Na hipótese de dação em pagamento fundada na dissolução societária, o artigo 156, §2º, inciso I da Constituição Federal é expresso ao conceder imunidade tributária sobre a transmissão de bens ou direitos decorrente de fusão, incorporação, cisão ou extinção de pessoa jurídica.
Nesse sentido, observa-se que a imunidade específica nos casos de dissolução societária decorre do fundamento de que não há efetivamente a transferência do bem imóvel, inexistindo, assim, o fato gerador. Isso porque entende-se que o imóvel anteriormente pertencente a pessoa jurídica que está sendo dissolvida, de certa forma, já pertencia ao sócio que está se retirando, na medida de suas quotas sociais na sociedade empresarial, de forma que há somente uma especificação da propriedade.
No entanto, essa regra comporta exceções, sendo certo que haverá a incidência do ITBI quando a sócia retirante que está recebendo o imóvel também for pessoa jurídica que exerça atividade preponderante imobiliária, por expressa previsão do artigo 37 do Código Tributário Nacional e do artigo 156, §2º inciso I da Constituição Federal.
Mariana Marin
Cursando Direito pela Universidade São Francisco de Bragança Paulista, com conclusão projetada para 12/2022.
Experiência na execução de tarefas administrativas relacionadas à rotina jurídica em escritório de advocacia, bem como no ramo bancário imobiliário.
Boa tarde, Dra.
Há fundamento jurídico?

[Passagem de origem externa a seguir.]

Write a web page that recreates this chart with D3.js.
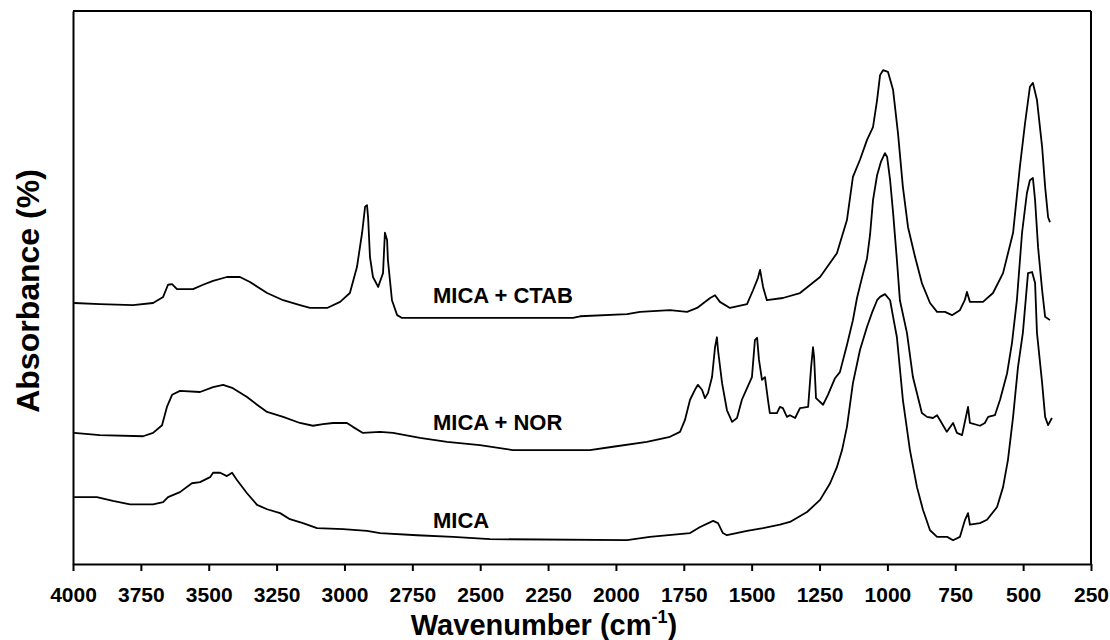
<!DOCTYPE html>
<html>
<head>
<meta charset="utf-8">
<script src="https://cdn.jsdelivr.net/npm/d3@7"></script>
<style>
html,body{margin:0;padding:0;background:#fff;}
svg{display:block;}
text{font-family:"Liberation Sans",Arial,sans-serif;font-weight:bold;fill:#000;}
</style>
</head>
<body>
<svg id="chart" width="1110" height="640"></svg>
<script>
// ---------- data ----------
const xTicks = [4000,3750,3500,3250,3000,2750,2500,2250,2000,1750,1500,1250,1000,750,500,250];

const ctabWn = [3996,3901,3779,3705,3668,3650,3635,3617,3558,3521,
  3484,3433,3385,3348,3285,3226,3164,3127,3064,3016,
  2980,2954,2935,2924,2917,2913,2906,2895,2876,2858,
  2851,2843,2840,2825,2806,2788,2158,2132,1959,1911,
  1801,1738,1701,1653,1635,1617,1580,1517,1495,1477,
  1469,1458,1444,1385,1322,1248,1186,1149,1127,1101,
  1075,1053,1038,1027,1016,998,979,961,943,924,
  898,873,843,817,788,762,733,715,707,696,
  648,611,574,537,512,493,475,464,449,430,
  419,408,401];
const ctabAbs = [47.2,47.0,46.8,47.2,48.3,50.5,50.6,49.7,49.7,50.5,
  51.2,51.9,51.9,51.0,49.0,47.7,46.8,46.3,46.3,47.4,
  49.0,53.7,59.9,64.6,64.9,62.7,55.5,51.9,50.1,52.6,
  59.9,58.6,55.0,47.7,45.0,44.5,44.5,44.8,45.2,45.6,
  45.9,45.6,46.3,48.1,48.6,47.4,46.3,47.0,49.5,51.7,
  53.2,50.1,47.7,48.1,49.0,51.9,56.2,62.2,70.0,73.1,
  76.7,79.0,83.9,88.4,89.3,89.0,85.7,77.9,68.2,60.9,
  55.5,50.8,47.2,45.6,45.6,45.0,45.9,47.7,49.2,47.4,
  47.4,49.0,52.6,59.9,71.8,79.7,86.3,87.0,83.9,75.4,
  68.2,62.7,61.8];

const norWn = [3996,3901,3742,3705,3672,3654,3635,3606,3532,3484,
  3447,3411,3359,3322,3285,3226,3164,3116,3079,3042,
  2991,2969,2932,2869,2821,2722,2622,2501,2379,2096,
  2011,1886,1801,1764,1746,1727,1709,1698,1683,1672,
  1661,1646,1635,1628,1624,1609,1591,1572,1554,1536,
  1517,1499,1488,1480,1473,1462,1451,1440,1433,1407,
  1396,1385,1370,1359,1340,1322,1292,1281,1274,1270,
  1263,1237,1219,1193,1175,1149,1127,1112,1094,1075,
  1064,1053,1038,1024,1009,1001,990,979,965,954,
  928,906,873,854,832,817,806,781,758,744,
  725,703,696,659,641,629,604,585,559,541,
  523,504,486,475,464,456,445,430,419,401];
const norAbs = [23.7,23.3,23.1,23.7,25.1,28.4,30.6,31.3,31.1,32.0,
  32.4,31.8,30.2,28.8,27.5,26.6,25.5,25.0,25.3,25.5,
  25.5,24.8,23.7,23.9,23.7,22.8,22.1,21.5,20.6,20.6,
  21.2,22.1,23.0,23.9,26.0,29.7,31.5,32.4,31.5,30.0,
  30.9,33.8,39.2,41.0,38.7,32.7,27.8,25.7,26.4,29.7,
  31.8,33.8,40.5,40.9,36.9,33.3,33.8,29.7,27.3,27.3,
  28.4,28.2,26.6,26.9,26.4,28.2,28.4,35.6,39.2,37.4,
  30.0,28.8,30.6,33.6,34.7,39.6,44.1,48.1,51.7,55.3,
  59.5,65.8,70.3,72.7,74.3,73.6,69.4,63.5,55.0,47.7,
  41.8,33.8,27.3,26.6,26.4,26.9,26.0,23.9,25.5,23.7,
  23.3,28.4,25.5,25.0,25.5,26.6,26.9,29.7,34.5,40.0,
  47.7,59.9,67.1,69.4,69.8,65.8,57.3,49.5,44.7,44.1];

const micaWn = [3996,3912,3853,3790,3705,3668,3650,3606,3562,3532,
  3495,3484,3458,3433,3414,3396,3359,3322,3285,3237,
  3201,3153,3101,3005,2917,2869,2733,2600,2464,1959,
  1875,1727,1690,1642,1624,1606,1591,1517,1458,1396,
  1359,1296,1248,1211,1186,1167,1149,1127,1101,1075,
  1057,1038,1027,1009,990,979,965,943,917,891,
  869,843,817,780,758,733,714,703,696,659,
  633,596,574,556,537,519,501,482,467,456,
  449,430,419,408,394];
const micaAbs = [12.1,12.1,11.4,10.8,10.8,11.2,12.1,13.0,14.6,14.8,
  15.7,16.5,16.5,15.9,16.5,15.2,12.8,10.7,9.9,9.2,
  8.1,7.4,6.5,6.3,6.0,5.6,5.2,4.9,4.5,4.3,
  4.9,5.6,6.7,7.8,7.4,5.6,5.2,6.0,6.5,7.1,
  7.6,9.4,11.6,14.6,17.5,20.6,24.8,32.7,38.7,42.9,
  45.4,47.7,48.3,48.8,47.7,44.7,41.0,29.7,20.6,13.9,
  9.8,6.1,4.9,4.9,4.3,4.9,8.0,9.2,7.1,7.4,
  8.0,10.3,13.9,18.8,26.6,35.6,41.8,52.6,52.8,50.8,
  41.8,32.7,26.6,25.1,26.4];

const seriesNames = ["MICA + CTAB","MICA + NOR","MICA"];
const labelWn = [2674,2674,2674];
const labelAbs = [47.2,24.2,6.5];

// ---------- layout ----------
const svg = d3.select("#chart");
const L = 73, R = 1091, T = 11, B = 564;

const x = d3.scaleLinear().domain([4000,250]).range([L,R]);
const y = d3.scaleLinear().domain([0,100]).range([B,T]);

const series = [
  {wn: ctabWn, ab: ctabAbs},
  {wn: norWn, ab: norAbs},
  {wn: micaWn, ab: micaAbs}
];

const line = d3.line().x(d => x(d[0])).y(d => y(d[1]));

svg.append("g").selectAll("path")
  .data(series)
  .join("path")
  .attr("d", s => line(d3.zip(s.wn, s.ab)))
  .attr("fill","none")
  .attr("stroke","#000")
  .attr("stroke-width",1.8)
  .attr("stroke-linejoin","round");

// frame top & right
svg.append("line").attr("x1",L).attr("x2",R).attr("y1",T).attr("y2",T)
  .attr("stroke","#000").attr("stroke-width",2);
svg.append("line").attr("x1",R).attr("x2",R).attr("y1",T).attr("y2",B)
  .attr("stroke","#000").attr("stroke-width",2);

// left axis (no ticks)
const yAxis = svg.append("g").attr("transform",`translate(${L},0)`)
  .call(d3.axisLeft(y).tickValues([]).tickSizeOuter(0));
yAxis.select(".domain").attr("stroke-width",2);

// bottom axis
const xAxis = svg.append("g").attr("transform",`translate(0,${B})`)
  .call(d3.axisBottom(x).tickValues(xTicks).tickSize(7).tickSizeOuter(0)
    .tickPadding(16).tickFormat(d3.format("d")));
xAxis.select(".domain").attr("stroke-width",2);
xAxis.selectAll(".tick line").attr("stroke-width",2);
xAxis.selectAll(".tick text")
  .style("font-family",'"Liberation Sans",Arial,sans-serif')
  .style("font-weight","bold")
  .style("font-size","21px")
  .attr("fill","#000");

// series labels
svg.append("g").selectAll("text")
  .data(seriesNames)
  .join("text")
  .attr("x",(d,i) => x(labelWn[i]))
  .attr("y",(d,i) => y(labelAbs[i]))
  .style("font-size","22px")
  .text(d => d);

// axis titles
const xt = svg.append("text")
  .attr("x",544).attr("y",635)
  .attr("text-anchor","middle")
  .style("font-size","29px");
xt.append("tspan").text("Wavenumber (cm");
xt.append("tspan").attr("dy",-12).style("font-size","18px").text("-1");
xt.append("tspan").attr("dy",12).text(")");

svg.append("text")
  .attr("transform","translate(39,291) rotate(-90)")
  .attr("text-anchor","middle")
  .style("font-size","32px")
  .text("Absorbance (%)");
</script>
</body>
</html>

Alguma jurisprudência que justifique a não ocorrência do fato gerador?
Boa tarde, Mariana.
A não incidência do imposto neste caso encontra fundamento no próprio artigo 156, § 2º inciso I da Constituição Federal, isto é, restando comprovado que a transmissão do imóvel ocorreu em virtude da dissolução da sociedade – e não sendo o caso da exceção prevista no referido dispositivo legal, deve ser afastada a exigência do ITBI em razão da previsão na Carta Magna.

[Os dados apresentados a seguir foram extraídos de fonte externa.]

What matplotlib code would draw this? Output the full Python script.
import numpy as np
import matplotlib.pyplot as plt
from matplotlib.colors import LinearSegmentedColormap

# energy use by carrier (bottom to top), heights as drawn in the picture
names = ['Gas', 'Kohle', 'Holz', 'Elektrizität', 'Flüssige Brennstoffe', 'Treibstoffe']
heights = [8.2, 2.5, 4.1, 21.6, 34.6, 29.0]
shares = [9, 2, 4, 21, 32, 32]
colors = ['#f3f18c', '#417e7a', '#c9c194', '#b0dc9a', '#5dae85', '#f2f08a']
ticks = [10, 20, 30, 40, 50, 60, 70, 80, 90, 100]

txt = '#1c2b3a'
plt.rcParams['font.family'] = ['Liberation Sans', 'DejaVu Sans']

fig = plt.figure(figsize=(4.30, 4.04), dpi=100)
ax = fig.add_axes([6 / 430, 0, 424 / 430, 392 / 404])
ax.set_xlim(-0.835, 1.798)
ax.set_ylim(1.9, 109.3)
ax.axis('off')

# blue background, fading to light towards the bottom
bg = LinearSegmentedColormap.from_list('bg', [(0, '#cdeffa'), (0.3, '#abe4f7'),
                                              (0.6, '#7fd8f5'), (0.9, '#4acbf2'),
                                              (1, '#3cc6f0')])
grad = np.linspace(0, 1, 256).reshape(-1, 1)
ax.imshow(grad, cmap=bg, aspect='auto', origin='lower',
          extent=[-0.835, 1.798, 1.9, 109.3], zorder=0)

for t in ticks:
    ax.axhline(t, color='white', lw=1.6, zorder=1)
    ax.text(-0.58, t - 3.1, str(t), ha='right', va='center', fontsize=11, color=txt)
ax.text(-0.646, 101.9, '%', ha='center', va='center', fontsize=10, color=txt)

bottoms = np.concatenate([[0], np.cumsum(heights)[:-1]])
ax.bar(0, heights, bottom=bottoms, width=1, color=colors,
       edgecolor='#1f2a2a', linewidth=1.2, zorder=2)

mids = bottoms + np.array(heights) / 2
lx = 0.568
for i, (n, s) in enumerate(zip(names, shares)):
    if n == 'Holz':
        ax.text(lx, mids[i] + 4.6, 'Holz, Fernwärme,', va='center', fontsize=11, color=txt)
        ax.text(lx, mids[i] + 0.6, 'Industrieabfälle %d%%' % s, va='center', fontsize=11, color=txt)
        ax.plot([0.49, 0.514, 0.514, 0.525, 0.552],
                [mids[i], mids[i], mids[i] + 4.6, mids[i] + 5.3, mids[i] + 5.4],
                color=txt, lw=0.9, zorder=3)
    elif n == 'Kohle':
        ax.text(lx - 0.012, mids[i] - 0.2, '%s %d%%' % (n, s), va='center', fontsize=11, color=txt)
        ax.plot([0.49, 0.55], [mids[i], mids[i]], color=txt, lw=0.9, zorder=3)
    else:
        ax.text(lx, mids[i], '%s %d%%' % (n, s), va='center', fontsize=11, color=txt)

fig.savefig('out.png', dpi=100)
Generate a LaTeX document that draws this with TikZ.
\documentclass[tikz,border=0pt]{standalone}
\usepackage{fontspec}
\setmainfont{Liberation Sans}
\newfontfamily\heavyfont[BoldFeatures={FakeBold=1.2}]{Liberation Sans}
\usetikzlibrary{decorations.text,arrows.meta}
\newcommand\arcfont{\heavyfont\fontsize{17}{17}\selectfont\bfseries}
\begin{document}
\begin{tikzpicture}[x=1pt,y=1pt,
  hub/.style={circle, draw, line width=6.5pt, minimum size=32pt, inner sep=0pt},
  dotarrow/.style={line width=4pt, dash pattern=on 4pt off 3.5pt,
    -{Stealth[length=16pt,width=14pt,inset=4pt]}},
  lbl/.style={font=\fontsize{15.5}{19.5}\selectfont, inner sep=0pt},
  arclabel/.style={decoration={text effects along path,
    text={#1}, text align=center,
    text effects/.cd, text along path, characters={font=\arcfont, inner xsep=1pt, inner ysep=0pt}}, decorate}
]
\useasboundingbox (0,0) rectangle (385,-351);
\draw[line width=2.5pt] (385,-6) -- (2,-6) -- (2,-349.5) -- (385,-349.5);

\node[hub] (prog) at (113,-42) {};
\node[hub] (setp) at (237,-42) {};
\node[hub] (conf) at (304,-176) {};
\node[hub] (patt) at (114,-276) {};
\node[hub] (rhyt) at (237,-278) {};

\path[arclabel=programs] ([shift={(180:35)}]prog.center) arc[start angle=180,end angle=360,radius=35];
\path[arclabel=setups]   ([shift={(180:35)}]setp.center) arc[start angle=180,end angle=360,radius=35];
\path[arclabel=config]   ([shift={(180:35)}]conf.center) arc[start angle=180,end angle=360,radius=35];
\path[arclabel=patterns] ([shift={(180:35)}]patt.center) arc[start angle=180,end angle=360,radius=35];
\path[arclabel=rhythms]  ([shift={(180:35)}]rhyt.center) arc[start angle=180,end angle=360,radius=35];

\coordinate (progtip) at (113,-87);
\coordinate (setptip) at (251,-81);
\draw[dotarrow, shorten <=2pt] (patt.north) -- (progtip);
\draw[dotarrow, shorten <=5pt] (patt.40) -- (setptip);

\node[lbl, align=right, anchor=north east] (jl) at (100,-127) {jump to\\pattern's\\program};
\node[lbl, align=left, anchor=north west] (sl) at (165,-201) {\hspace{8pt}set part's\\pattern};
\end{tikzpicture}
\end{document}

Este também é o entendimento da jurisprudência pátria, citamos alguns precedentes a título de exemplificação:
Apelação cível e reexame necessário. Mandado de segurança. Incidência de ITBI sobre aquisição imobiliária decorrente de dissolução societária. A sentença concedeu a ordem almejada pela parte impetrante e deve ser mantida. Inteligência do disposto no artigo 156, § 2º, inciso I, da CF. Não há incidência do imposto (ITBI) na hipótese de extinção de pessoa jurídica, quando o adquirente é ex-sócio da empresa e não desenvolve a atividade econômica (preponderante) de compra e venda de imóveis, locação ou arrendamento. Nega-se provimento ao apelo fazendário e ao reexame necessário. (TJ-SP – APL: 10023744620198260053 SP 1002374-46.2019.8.26.0053, Relator: Beatriz Braga, Data de Julgamento: 13/11/2020, 18ª Câmara de Direito Público, Data de Publicação: 13/11/2020)

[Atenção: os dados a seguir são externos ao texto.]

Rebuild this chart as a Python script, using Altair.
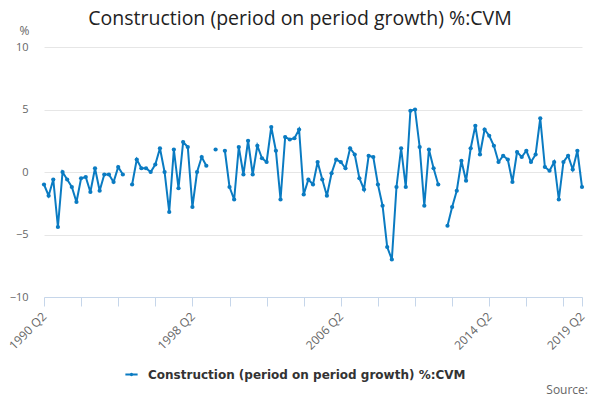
import pandas as pd
import altair as alt

# Quarterly growth, 1990 Q2 to 2019 Q2 (None = no value published)
growth = [
    -1.0, -1.9, -0.6, -4.4, 0.0, -0.6, -1.2, -2.4, -0.5, -0.4,
    -1.6, 0.3, -1.5, -0.2, -0.2, -0.8, 0.4, -0.2, None, -1.0,
    1.0, 0.3, 0.3, 0.0, 0.6, 1.9, 0.0, -3.2, 1.8, -1.3,
    2.4, 2.0, -2.8, 0.0, 1.2, 0.5, None, 1.8, None, 1.7,
    -1.2, -2.2, 2.0, -0.2, 2.5, -0.2, 2.1, 1.1, 0.8, 3.6,
    1.7, -2.2, 2.8, 2.6, 2.7, 3.4, -1.8, -0.6, -1.0, 0.8,
    -0.6, -1.9, -0.1, 1.0, 0.8, 0.3, 1.9, 1.4, -0.5, -1.4,
    1.3, 1.2, -1.0, -2.7, -6.0, -7.0, -1.2, 1.9, -1.2, 4.9,
    5.0, 2.0, -2.7, 1.8, 0.3, -1.0, None, -4.3, -2.8, -1.5,
    0.9, -0.7, 1.9, 3.7, 1.4, 3.4, 2.9, 2.1, 0.8, 1.3,
    1.0, -0.8, 1.6, 1.2, 1.7, 0.8, 1.4, 4.3, 0.4, 0.1,
    0.8, -2.2, 0.8, 1.3, 0.2, 1.7, -1.2,
]

quarters = [f"{1990 + (i + 1) // 4} Q{(i + 1) % 4 + 1}" for i in range(len(growth))]

series_name = "Construction (period on period growth) %:CVM"
tick_idx = [0, 8, 16, 24, 32, 40, 48, 56, 64, 72, 80, 88, 96, 104, 112, 116]
label_idx = [0, 32, 64, 96, 116]

df = pd.DataFrame({
    "idx": range(len(growth)),
    "quarter": quarters,
    "value": growth,
    "series": series_name,
})

label_expr = " : ".join(
    f"datum.value == {i} ? '{quarters[i]}'" for i in label_idx
) + " : ''"

blue = "#0a7bc2"

# legend symbol: a short line with a dot in the middle
line_dot = "M-1,0H1M-0.12,0A0.12,0.12 0 1,0 0.12,0A0.12,0.12 0 1,0 -0.12,0"

line = alt.Chart(df).mark_line(
    point=alt.OverlayMarkDef(filled=True, size=18),
    strokeWidth=2,
).encode(
    x=alt.X(
        "idx:Q",
        scale=alt.Scale(domain=[0, len(growth) - 1], nice=False, zero=False),
        axis=alt.Axis(
            values=tick_idx,
            labelExpr=label_expr,
            labelAngle=-45,
            labelAlign="right",
            labelBaseline="middle",
            labelFontSize=12,
            labelColor="#666666",
            labelFont="Open Sans",
            labelPadding=8,
            labelOverlap=False,
            labelBound=False,
            labelFlush=False,
            grid=False,
            domainColor="#c6d6ea",
            tickColor="#c6d6ea",
            tickSize=9,
            title=None,
        ),
    ),
    y=alt.Y(
        "value:Q",
        scale=alt.Scale(domain=[-10, 10], nice=False),
        axis=alt.Axis(
            values=[-10, -5, 0, 5, 10],
            domain=False,
            ticks=False,
            gridColor="#e6e6e6",
            labelFontSize=11,
            labelColor="#666666",
            labelFont="Open Sans",
            labelPadding=16,
            title="%",
            titleAngle=0,
            titleX=-20,
            titleY=-17,
            titleAlign="center",
            titleBaseline="middle",
            titleFont="Open Sans",
            titleFontSize=12,
            titleFontWeight="normal",
            titleColor="#666666",
        ),
    ),
    color=alt.Color(
        "series:N",
        scale=alt.Scale(range=[blue]),
        legend=alt.Legend(
            title=None,
            orient="none",
            legendX=80,
            legendY=320,
            symbolType=line_dot,
            symbolStrokeWidth=2,
            symbolSize=150,
            labelOffset=9,
            labelFont="DejaVu Sans",
            labelFontSize=12,
            labelFontWeight="bold",
            labelColor="#333333",
            labelLimit=500,
        ),
    ),
    tooltip=["quarter:N", "value:Q"],
)

source = alt.Chart(pd.DataFrame({"text": ["Source:"]})).mark_text(
    align="right", baseline="middle", fontSize=12, font="Open Sans", color="#666666"
).encode(x=alt.value(544), y=alt.value(343), text="text:N")

chart = alt.layer(line, source).properties(
    width=538,
    height=250,
    autosize=alt.AutoSizeParams(type="none"),
    padding={"left": 36, "top": 39, "right": 10, "bottom": 100},
    title=alt.TitleParams(
        text="Construction (period on period growth) %:CVM",
        font="Open Sans",
        fontSize=19.5,
        fontWeight="normal",
        color="#222222",
        anchor="middle",
        dx=-13,
        offset=-5,
    ),
).configure_view(stroke=None)

chart.save("out.html", embed_options={"renderer": "svg", "actions": False})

EMENTA: TRIBUTÁRIO. AÇÃO DECLARATÓRIA DE INEXISTÊNCIA DE RELAÇÃO JURÍDICO-TRIBUTÁRIA. INCORPORAÇÃO. FATO GERADOR DO ITBI NÃO CONFIGURADO. HIPÓTESE DE IMUNIDADE TRIBUTÁRIA. 1. O Imposto de Transmissão de Bens Imóveis Inter Vivos (ITBI) incide quando verificada transmissão onerosa entre vivos, a qualquer título, de bens imóveis, por natureza ou acessão física, e de direitos reais sobre imóveis, exceto os de garantia, sendo de competência dos Municípios nos termos do art. 156, II da CF/88. 2. Não incide o ITBI sobre a transmissão de bens ou direitos incorporados ao patrimônio de pessoa jurídica em realização de capital, nem sobre a transmissão de bens ou direitos decorrentes de fusão, incorporação, cisão ou extinção de pessoa jurídica, salvo se, nesses casos, a atividade preponderante do adquirente for a compra e venda desses bens ou direitos, locação de bens imóveis ou arrendamento mercantil (art. 156, II, § 2º, I da CF/88). 3. A incidência do ITBI pressupõe um negócio jurídico oneroso celebrado anteriormente por duas pessoas, físicas ou jurídicas, até mesmo no caso de operações societárias, o que inexiste na presente hipótese. 4. Recurso conhecido e provido. (TJ-DF 07057960720208070018 DF 0705796-07.2020.8.07.0018, Relator: ANA CANTARINO, Data de Julgamento: 14/07/2021, 5a Turma Cível, Data de Publicação: Publicado no DJE: 26/07/2021. Pág.: Sem Página Cadastrada.)